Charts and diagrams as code
---

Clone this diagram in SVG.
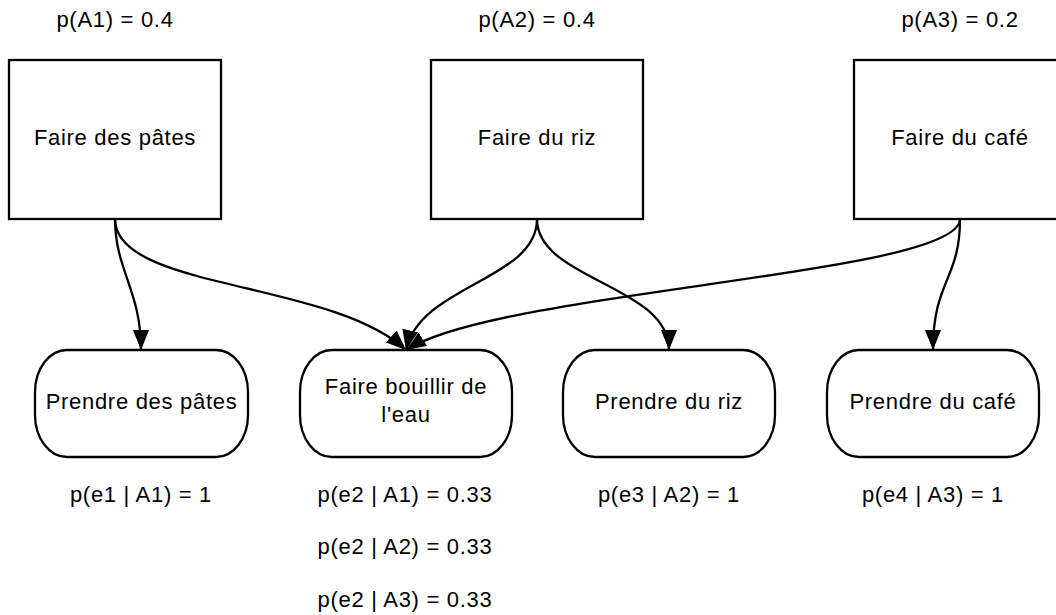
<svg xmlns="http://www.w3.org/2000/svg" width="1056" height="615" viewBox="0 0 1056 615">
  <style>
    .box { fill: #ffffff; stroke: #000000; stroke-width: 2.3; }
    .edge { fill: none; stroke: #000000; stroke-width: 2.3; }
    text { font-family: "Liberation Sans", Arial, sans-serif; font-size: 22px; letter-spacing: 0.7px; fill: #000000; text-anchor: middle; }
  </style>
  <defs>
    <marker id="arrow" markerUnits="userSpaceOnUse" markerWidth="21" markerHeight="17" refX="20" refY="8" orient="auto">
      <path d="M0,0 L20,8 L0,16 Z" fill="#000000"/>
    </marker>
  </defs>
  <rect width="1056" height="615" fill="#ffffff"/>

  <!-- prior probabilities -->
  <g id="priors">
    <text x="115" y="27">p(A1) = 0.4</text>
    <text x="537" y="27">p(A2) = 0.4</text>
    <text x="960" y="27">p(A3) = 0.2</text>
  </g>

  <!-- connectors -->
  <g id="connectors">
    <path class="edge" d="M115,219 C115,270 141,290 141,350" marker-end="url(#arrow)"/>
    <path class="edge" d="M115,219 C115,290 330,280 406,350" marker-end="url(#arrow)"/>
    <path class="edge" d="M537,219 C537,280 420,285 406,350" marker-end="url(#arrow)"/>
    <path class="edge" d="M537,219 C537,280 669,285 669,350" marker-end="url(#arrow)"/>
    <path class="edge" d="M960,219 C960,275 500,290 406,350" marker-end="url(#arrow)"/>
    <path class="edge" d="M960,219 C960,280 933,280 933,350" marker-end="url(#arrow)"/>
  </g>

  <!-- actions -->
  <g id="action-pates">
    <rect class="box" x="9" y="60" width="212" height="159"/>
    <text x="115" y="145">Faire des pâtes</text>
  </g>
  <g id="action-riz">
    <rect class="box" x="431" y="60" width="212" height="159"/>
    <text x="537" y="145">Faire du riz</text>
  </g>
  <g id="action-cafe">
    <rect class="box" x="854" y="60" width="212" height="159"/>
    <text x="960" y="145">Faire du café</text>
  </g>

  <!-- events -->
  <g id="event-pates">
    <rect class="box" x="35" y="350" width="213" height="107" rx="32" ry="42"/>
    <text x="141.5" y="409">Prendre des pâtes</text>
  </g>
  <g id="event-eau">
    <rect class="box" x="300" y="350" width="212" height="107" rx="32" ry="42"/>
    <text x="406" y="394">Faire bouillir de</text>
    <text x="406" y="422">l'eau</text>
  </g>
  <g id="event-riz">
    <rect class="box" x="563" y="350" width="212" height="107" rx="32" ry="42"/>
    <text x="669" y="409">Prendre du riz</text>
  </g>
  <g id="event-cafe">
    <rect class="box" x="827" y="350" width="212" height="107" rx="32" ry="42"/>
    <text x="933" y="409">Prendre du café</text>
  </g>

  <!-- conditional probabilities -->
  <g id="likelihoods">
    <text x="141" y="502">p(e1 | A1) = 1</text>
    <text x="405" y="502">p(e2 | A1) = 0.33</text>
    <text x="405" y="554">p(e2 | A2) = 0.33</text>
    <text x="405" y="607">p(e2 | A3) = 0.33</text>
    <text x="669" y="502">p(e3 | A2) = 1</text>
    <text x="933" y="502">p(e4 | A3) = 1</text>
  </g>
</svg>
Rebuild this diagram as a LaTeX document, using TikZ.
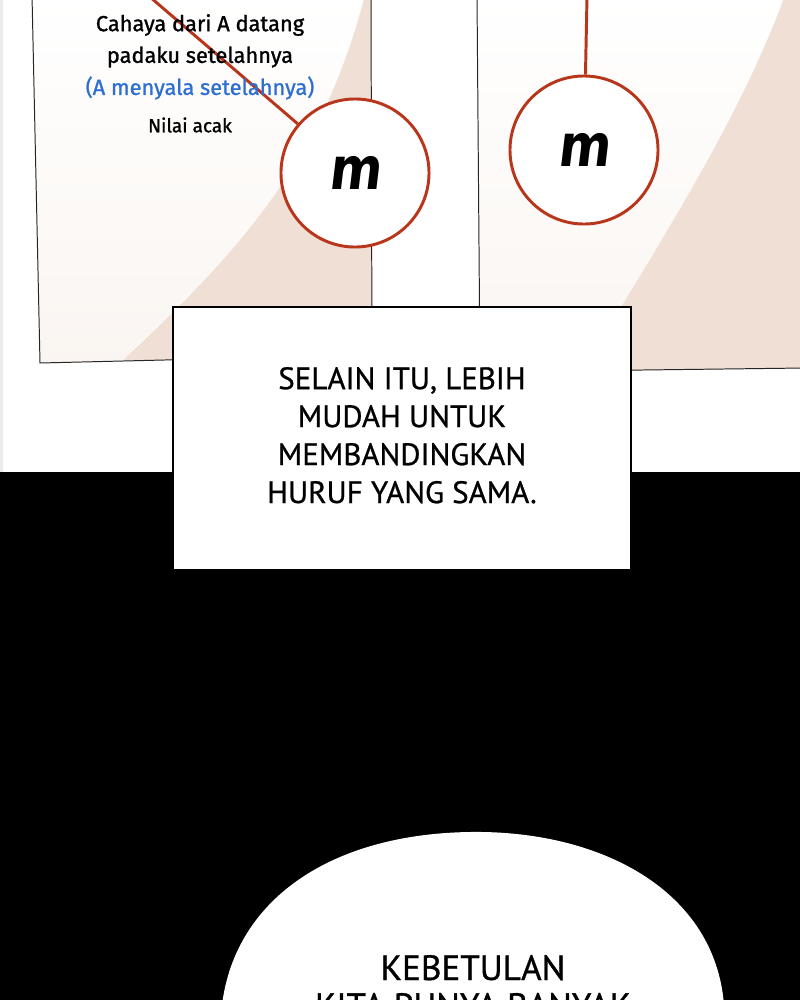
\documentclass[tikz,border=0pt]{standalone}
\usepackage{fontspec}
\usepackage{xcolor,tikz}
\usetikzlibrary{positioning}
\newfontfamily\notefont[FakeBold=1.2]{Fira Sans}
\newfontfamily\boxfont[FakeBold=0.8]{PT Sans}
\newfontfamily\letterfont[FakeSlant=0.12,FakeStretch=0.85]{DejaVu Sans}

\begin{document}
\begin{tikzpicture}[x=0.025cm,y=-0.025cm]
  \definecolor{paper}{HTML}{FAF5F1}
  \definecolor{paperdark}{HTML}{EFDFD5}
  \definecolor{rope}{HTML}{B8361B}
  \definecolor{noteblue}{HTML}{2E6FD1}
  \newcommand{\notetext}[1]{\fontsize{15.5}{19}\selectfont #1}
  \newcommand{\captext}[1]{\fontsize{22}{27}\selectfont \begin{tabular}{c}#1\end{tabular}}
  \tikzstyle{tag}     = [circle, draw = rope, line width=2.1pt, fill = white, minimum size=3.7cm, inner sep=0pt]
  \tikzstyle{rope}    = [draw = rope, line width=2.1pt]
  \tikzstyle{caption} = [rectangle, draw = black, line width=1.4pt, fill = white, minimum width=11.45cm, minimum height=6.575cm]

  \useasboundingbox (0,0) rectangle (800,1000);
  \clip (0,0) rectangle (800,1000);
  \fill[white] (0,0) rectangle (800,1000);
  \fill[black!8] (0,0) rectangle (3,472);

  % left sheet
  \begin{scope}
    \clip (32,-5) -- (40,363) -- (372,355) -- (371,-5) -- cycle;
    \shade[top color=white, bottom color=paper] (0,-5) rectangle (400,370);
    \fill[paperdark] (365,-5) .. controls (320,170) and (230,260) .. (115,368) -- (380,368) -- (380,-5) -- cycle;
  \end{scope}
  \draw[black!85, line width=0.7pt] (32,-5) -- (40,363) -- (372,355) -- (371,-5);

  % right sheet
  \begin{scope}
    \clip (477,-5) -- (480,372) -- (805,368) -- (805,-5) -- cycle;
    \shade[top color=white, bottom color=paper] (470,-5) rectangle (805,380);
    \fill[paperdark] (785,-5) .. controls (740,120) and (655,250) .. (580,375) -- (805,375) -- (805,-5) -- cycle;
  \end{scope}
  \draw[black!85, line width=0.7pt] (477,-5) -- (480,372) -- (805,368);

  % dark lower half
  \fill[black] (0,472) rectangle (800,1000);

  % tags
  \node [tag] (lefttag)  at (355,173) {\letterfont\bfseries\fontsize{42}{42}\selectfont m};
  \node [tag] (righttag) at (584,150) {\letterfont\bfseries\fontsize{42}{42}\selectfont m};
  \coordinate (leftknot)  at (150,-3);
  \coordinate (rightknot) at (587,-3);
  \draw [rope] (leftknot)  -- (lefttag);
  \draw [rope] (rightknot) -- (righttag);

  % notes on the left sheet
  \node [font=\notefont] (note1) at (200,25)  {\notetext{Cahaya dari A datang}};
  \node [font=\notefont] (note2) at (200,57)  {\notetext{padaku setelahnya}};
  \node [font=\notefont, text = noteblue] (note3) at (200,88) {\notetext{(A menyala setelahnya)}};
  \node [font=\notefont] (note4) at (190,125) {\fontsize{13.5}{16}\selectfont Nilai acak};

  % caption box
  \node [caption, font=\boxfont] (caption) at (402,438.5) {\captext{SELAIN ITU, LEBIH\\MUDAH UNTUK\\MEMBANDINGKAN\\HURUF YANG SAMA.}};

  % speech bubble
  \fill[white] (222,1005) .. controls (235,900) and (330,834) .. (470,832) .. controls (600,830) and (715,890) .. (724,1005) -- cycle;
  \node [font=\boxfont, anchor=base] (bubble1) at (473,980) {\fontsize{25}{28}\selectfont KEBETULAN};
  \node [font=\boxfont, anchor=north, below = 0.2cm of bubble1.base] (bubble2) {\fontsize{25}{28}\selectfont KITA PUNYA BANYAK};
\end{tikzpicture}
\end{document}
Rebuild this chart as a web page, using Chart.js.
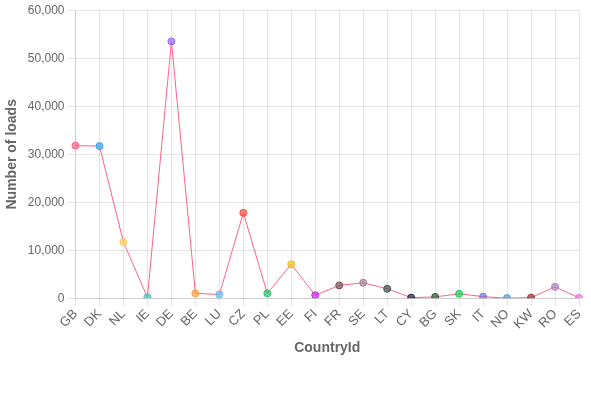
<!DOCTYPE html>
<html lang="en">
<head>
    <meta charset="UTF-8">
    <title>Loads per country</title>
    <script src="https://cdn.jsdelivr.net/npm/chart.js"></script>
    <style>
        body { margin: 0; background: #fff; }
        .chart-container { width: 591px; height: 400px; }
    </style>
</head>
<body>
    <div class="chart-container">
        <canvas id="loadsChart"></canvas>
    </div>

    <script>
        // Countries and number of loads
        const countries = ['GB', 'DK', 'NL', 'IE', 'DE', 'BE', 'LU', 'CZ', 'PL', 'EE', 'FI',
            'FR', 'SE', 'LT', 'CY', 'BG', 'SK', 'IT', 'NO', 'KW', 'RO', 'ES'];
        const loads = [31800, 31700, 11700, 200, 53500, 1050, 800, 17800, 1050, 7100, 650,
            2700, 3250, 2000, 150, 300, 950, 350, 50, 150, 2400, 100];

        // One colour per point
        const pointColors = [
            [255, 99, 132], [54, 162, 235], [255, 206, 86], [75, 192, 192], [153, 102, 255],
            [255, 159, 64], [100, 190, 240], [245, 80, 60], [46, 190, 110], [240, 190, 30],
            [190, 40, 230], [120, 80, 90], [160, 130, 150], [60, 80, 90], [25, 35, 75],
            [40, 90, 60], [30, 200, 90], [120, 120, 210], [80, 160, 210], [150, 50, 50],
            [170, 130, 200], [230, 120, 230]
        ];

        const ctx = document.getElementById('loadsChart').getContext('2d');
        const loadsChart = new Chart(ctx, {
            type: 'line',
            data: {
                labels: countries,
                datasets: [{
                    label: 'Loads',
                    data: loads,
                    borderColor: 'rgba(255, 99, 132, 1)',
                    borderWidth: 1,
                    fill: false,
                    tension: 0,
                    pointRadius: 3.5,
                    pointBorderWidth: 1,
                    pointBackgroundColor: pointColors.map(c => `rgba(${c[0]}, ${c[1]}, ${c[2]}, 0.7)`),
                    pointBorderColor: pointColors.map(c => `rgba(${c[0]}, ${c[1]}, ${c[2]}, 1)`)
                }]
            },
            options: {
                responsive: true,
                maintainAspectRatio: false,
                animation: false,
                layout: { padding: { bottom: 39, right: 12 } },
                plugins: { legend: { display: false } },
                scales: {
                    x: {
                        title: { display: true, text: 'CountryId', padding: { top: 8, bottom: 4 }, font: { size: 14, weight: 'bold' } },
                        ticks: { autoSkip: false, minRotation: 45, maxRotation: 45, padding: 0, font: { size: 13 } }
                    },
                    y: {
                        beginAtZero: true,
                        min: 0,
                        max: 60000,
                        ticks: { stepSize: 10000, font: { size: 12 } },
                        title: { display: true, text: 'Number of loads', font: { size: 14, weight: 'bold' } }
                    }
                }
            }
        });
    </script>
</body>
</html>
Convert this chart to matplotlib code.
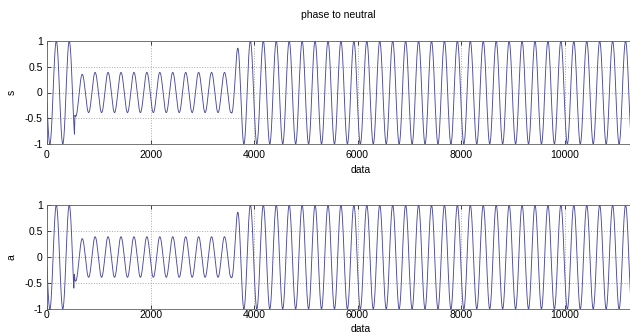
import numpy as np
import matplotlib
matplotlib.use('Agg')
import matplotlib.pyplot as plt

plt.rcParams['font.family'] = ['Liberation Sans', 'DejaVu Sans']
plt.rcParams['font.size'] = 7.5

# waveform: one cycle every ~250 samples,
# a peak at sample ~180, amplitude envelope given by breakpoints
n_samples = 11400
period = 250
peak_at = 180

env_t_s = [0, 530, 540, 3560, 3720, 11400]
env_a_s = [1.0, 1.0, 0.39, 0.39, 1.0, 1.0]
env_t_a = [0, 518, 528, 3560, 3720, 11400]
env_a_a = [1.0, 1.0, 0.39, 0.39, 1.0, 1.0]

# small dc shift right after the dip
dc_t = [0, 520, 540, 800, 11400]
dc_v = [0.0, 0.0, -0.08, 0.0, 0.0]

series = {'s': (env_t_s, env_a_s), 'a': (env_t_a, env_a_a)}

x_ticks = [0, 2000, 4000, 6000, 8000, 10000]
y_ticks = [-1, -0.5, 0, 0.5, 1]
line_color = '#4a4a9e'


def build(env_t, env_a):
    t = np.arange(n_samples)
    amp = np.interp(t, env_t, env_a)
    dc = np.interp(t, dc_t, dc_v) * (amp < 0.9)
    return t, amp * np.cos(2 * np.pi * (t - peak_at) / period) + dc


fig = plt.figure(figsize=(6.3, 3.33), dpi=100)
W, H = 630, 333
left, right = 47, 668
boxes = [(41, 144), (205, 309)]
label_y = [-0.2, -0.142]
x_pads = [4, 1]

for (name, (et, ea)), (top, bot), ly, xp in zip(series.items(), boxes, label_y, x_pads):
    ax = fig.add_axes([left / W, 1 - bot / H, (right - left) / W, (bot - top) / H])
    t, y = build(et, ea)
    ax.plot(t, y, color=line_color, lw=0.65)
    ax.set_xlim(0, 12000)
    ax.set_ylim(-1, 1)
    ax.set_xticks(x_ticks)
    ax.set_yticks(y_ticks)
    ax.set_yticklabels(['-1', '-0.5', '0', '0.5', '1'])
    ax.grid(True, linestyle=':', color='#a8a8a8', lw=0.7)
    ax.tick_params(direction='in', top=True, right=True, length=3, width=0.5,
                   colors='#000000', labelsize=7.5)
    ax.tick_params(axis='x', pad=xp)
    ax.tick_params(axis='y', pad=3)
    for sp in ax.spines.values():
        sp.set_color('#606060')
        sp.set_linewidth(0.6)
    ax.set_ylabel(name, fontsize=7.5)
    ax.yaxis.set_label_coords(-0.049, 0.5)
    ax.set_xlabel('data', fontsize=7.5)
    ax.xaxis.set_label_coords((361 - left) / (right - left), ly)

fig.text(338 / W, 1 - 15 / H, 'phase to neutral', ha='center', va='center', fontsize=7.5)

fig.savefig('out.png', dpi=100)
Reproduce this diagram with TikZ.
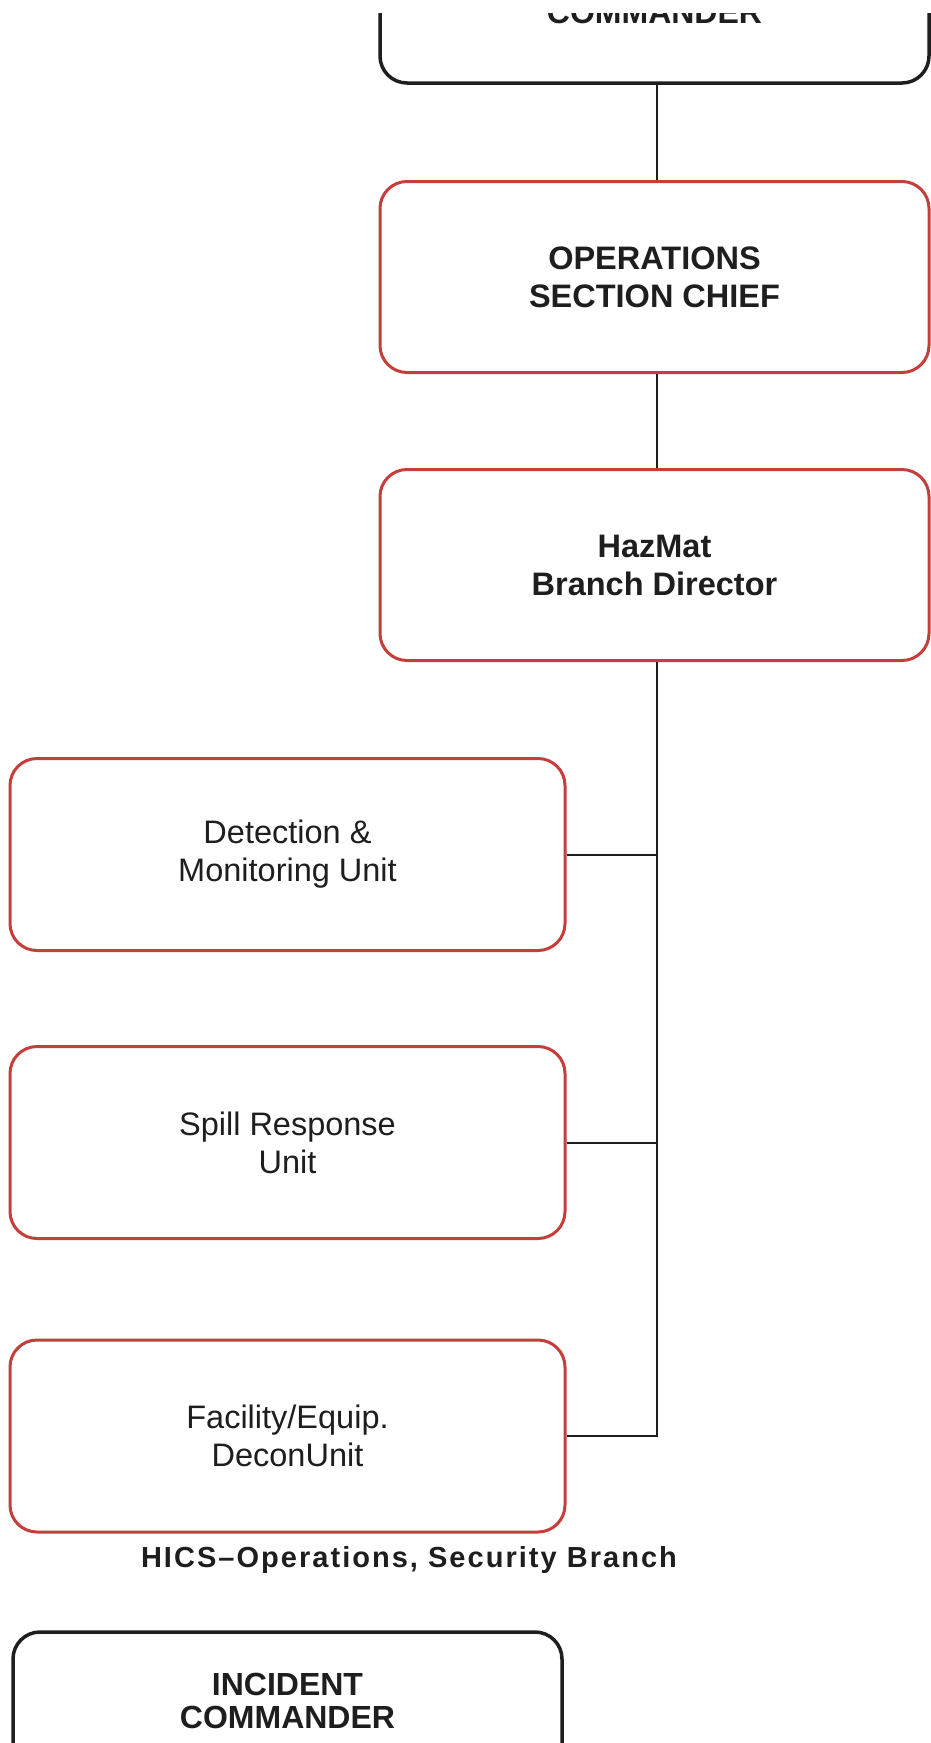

---

- **AIM OF THE EXERCISE**
Look above for the line with "Convert this chart to matplotlib code." and the line with "x_pads = [4, 1]"; set down those two lines and all lines between them exactly, without pictures and without anything else.

- **THE RESPONSE**
Convert this chart to matplotlib code.
import numpy as np
import matplotlib
matplotlib.use('Agg')
import matplotlib.pyplot as plt

plt.rcParams['font.family'] = ['Liberation Sans', 'DejaVu Sans']
plt.rcParams['font.size'] = 7.5

# waveform: one cycle every ~250 samples,
# a peak at sample ~180, amplitude envelope given by breakpoints
n_samples = 11400
period = 250
peak_at = 180

env_t_s = [0, 530, 540, 3560, 3720, 11400]
env_a_s = [1.0, 1.0, 0.39, 0.39, 1.0, 1.0]
env_t_a = [0, 518, 528, 3560, 3720, 11400]
env_a_a = [1.0, 1.0, 0.39, 0.39, 1.0, 1.0]

# small dc shift right after the dip
dc_t = [0, 520, 540, 800, 11400]
dc_v = [0.0, 0.0, -0.08, 0.0, 0.0]

series = {'s': (env_t_s, env_a_s), 'a': (env_t_a, env_a_a)}

x_ticks = [0, 2000, 4000, 6000, 8000, 10000]
y_ticks = [-1, -0.5, 0, 0.5, 1]
line_color = '#4a4a9e'


def build(env_t, env_a):
    t = np.arange(n_samples)
    amp = np.interp(t, env_t, env_a)
    dc = np.interp(t, dc_t, dc_v) * (amp < 0.9)
    return t, amp * np.cos(2 * np.pi * (t - peak_at) / period) + dc


fig = plt.figure(figsize=(6.3, 3.33), dpi=100)
W, H = 630, 333
left, right = 47, 668
boxes = [(41, 144), (205, 309)]
label_y = [-0.2, -0.142]
x_pads = [4, 1]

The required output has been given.